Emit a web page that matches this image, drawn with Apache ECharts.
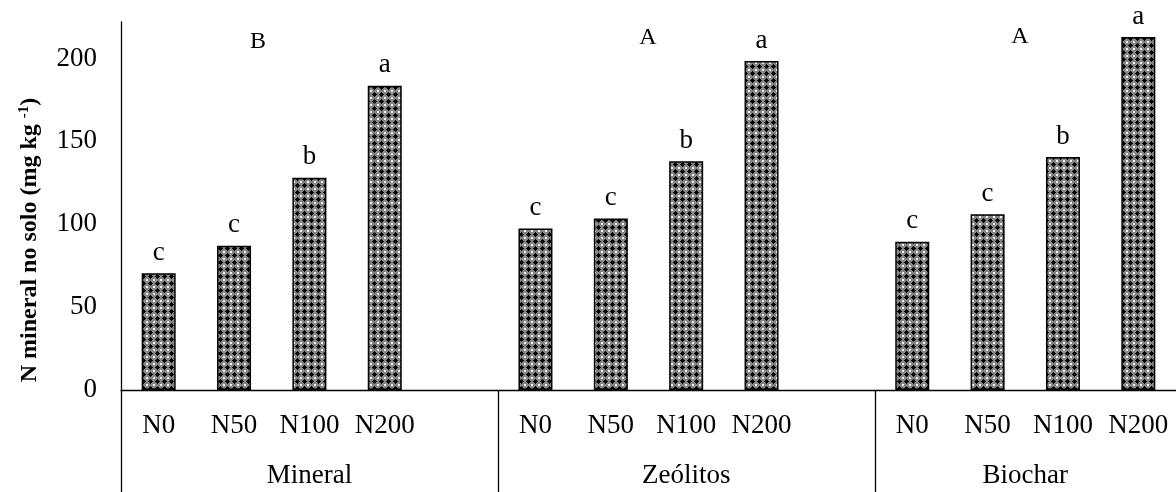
<!DOCTYPE html>
<html>
<head>
<meta charset="utf-8">
<script src="https://cdn.jsdelivr.net/npm/echarts@6/dist/echarts.min.js"></script>
<style>
html,body{margin:0;padding:0;background:#fff;}
#c{width:1176px;height:492px;}
</style>
</head>
<body>
<div id="c"></div>
<script>
// ---- data ----
const groups = ['Mineral', 'Zeólitos', 'Biochar'];
const doses = ['N0', 'N50', 'N100', 'N200'];
const mineralValues = [70.5, 87, 128, 183.5];
const zeolitosValues = [97.5, 103.5, 138, 198.5];
const biocharValues = [89.5, 106, 140.5, 213];
const mineralLetters = ['c', 'c', 'b', 'a'];
const zeolitosLetters = ['c', 'c', 'b', 'a'];
const biocharLetters = ['c', 'c', 'b', 'a'];
const groupLetters = ['B', 'A', 'A'];
const yTicks = [0, 50, 100, 150, 200];

// ---- build category axis (spacer slot between groups) ----
const groupValues = [mineralValues, zeolitosValues, biocharValues];
const groupLetterArrays = [mineralLetters, zeolitosLetters, biocharLetters];
const categories = [];
const seriesData = [];
const groupSlots = [];
groups.forEach((g, gi) => {
  const start = categories.length;
  doses.forEach((d, di) => {
    categories.push(d);
    seriesData.push({ value: groupValues[gi][di], letter: groupLetterArrays[gi][di] });
  });
  if (gi < groups.length - 1) {
    categories.push('');
    seriesData.push({ value: '-', letter: '' });
  }
  groupSlots.push([start, categories.length]);
});

// ---- pattern fill ----
function makePattern() {
  const c = document.createElement('canvas');
  c.width = 7; c.height = 7;
  const g = c.getContext('2d');
  g.fillStyle = '#858585';
  g.fillRect(0, 0, 7, 7);
  g.fillStyle = '#000';
  g.fillRect(3, 1, 1, 5);
  g.fillRect(1, 3, 5, 1);
  g.fillRect(2, 2, 3, 3);
  g.fillStyle = '#f2f2f2';
  g.fillRect(0, 0, 1, 1);
  g.fillRect(6, 6, 1, 1);
  g.fillRect(6, 0, 1, 1);
  g.fillRect(0, 6, 1, 1);
  return c;
}

const FONT = '"Liberation Serif", "Times New Roman", serif';
const FS = 27;
const GRID = { left: 121, right: 0, top: 22, bottom: 102 };
const chart = echarts.init(document.getElementById('c'), null, { renderer: 'canvas' });

const option = {
  backgroundColor: '#fff',
  animation: false,
  grid: GRID,
  xAxis: {
    type: 'category',
    data: categories,
    boundaryGap: true,
    axisLine: { show: true, lineStyle: { color: '#000', width: 1.3 } },
    axisTick: { show: false },
    axisLabel: { color: '#000', fontFamily: FONT, fontSize: FS, margin: 22, interval: 0 },
    splitLine: { show: false }
  },
  yAxis: {
    type: 'value',
    min: 0,
    max: 222,
    interval: 50,
    axisLine: { show: true, lineStyle: { color: '#000', width: 1.3 } },
    axisTick: { show: false },
    splitLine: { show: false },
    axisLabel: {
      color: '#000', fontFamily: FONT, fontSize: FS, margin: 24,
      showMaxLabel: false,
      formatter: v => (yTicks.indexOf(v) >= 0 ? String(v) : '')
    }
  },
  series: [{
    type: 'bar',
    data: seriesData,
    barWidth: 34,
    itemStyle: {
      color: { image: makePattern(), repeat: 'repeat' },
      borderColor: '#000',
      borderWidth: 1.5
    },
    label: {
      show: true,
      position: 'top',
      distance: 7,
      color: '#000',
      fontFamily: FONT,
      fontSize: FS,
      formatter: p => p.data.letter || ''
    }
  }]
};
chart.setOption(option);

// ---- decorations: category-axis group boundaries, group names, group letters ----
function slotEdge(i) {
  const a = chart.convertToPixel({ xAxisIndex: 0 }, 0);
  const b = chart.convertToPixel({ xAxisIndex: 0 }, 1);
  const w = b - a;
  return a - w / 2 + i * w;
}
const yBase = chart.convertToPixel({ yAxisIndex: 0 }, 0);
const H = 492;
const graphics = [];
[0, groupSlots[1][0], groupSlots[2][0]].forEach(i => {
  const x = Math.round(slotEdge(i)) + 0.5;
  graphics.push({ type: 'line', shape: { x1: x, y1: yBase, x2: x, y2: H }, style: { stroke: '#000', lineWidth: 1.3 }, z: 10 });
});
groups.forEach((g, gi) => {
  const x0 = slotEdge(groupSlots[gi][0]);
  const x1 = slotEdge(groupSlots[gi][1]);
  graphics.push({
    type: 'text', x: (x0 + x1) / 2, y: 476,
    style: { text: g, fill: '#000', font: FS + 'px ' + FONT, align: 'center', verticalAlign: 'middle' }
  });
});
const groupLetterPos = [[258, 42], [648, 38], [1020, 37]];
groupLetters.forEach((l, gi) => {
  graphics.push({
    type: 'text', x: groupLetterPos[gi][0], y: groupLetterPos[gi][1],
    style: { text: l, fill: '#000', font: '24px ' + FONT, align: 'center', verticalAlign: 'middle' }
  });
});
graphics.push({
  type: 'text', x: 30, y: 240, rotation: Math.PI / 2,
  style: {
    text: '{b|N mineral no solo (mg kg }{s|-1}{b|)}',
    align: 'center', verticalAlign: 'middle',
    rich: {
      b: { fontFamily: FONT, fontWeight: 'bold', fontSize: 24, fill: '#000', lineHeight: 30 },
      s: { fontFamily: FONT, fontWeight: 'bold', fontSize: 15, fill: '#000', lineHeight: 30, padding: [0, 0, 12, 0] }
    }
  }
});
chart.setOption({ graphic: graphics });
</script>
</body>
</html>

- [TASK]: Repeat the lines exactly as they stand, from the opening line of the data through the line with "const yTicks = [0, 50, 100, 150, 200];". Pictures stay out of the copy.

- [FULL SOLUTION]:
Emit a web page that matches this image, drawn with Apache ECharts.
<!DOCTYPE html>
<html>
<head>
<meta charset="utf-8">
<script src="https://cdn.jsdelivr.net/npm/echarts@6/dist/echarts.min.js"></script>
<style>
html,body{margin:0;padding:0;background:#fff;}
#c{width:1176px;height:492px;}
</style>
</head>
<body>
<div id="c"></div>
<script>
// ---- data ----
const groups = ['Mineral', 'Zeólitos', 'Biochar'];
const doses = ['N0', 'N50', 'N100', 'N200'];
const mineralValues = [70.5, 87, 128, 183.5];
const zeolitosValues = [97.5, 103.5, 138, 198.5];
const biocharValues = [89.5, 106, 140.5, 213];
const mineralLetters = ['c', 'c', 'b', 'a'];
const zeolitosLetters = ['c', 'c', 'b', 'a'];
const biocharLetters = ['c', 'c', 'b', 'a'];
const groupLetters = ['B', 'A', 'A'];
const yTicks = [0, 50, 100, 150, 200];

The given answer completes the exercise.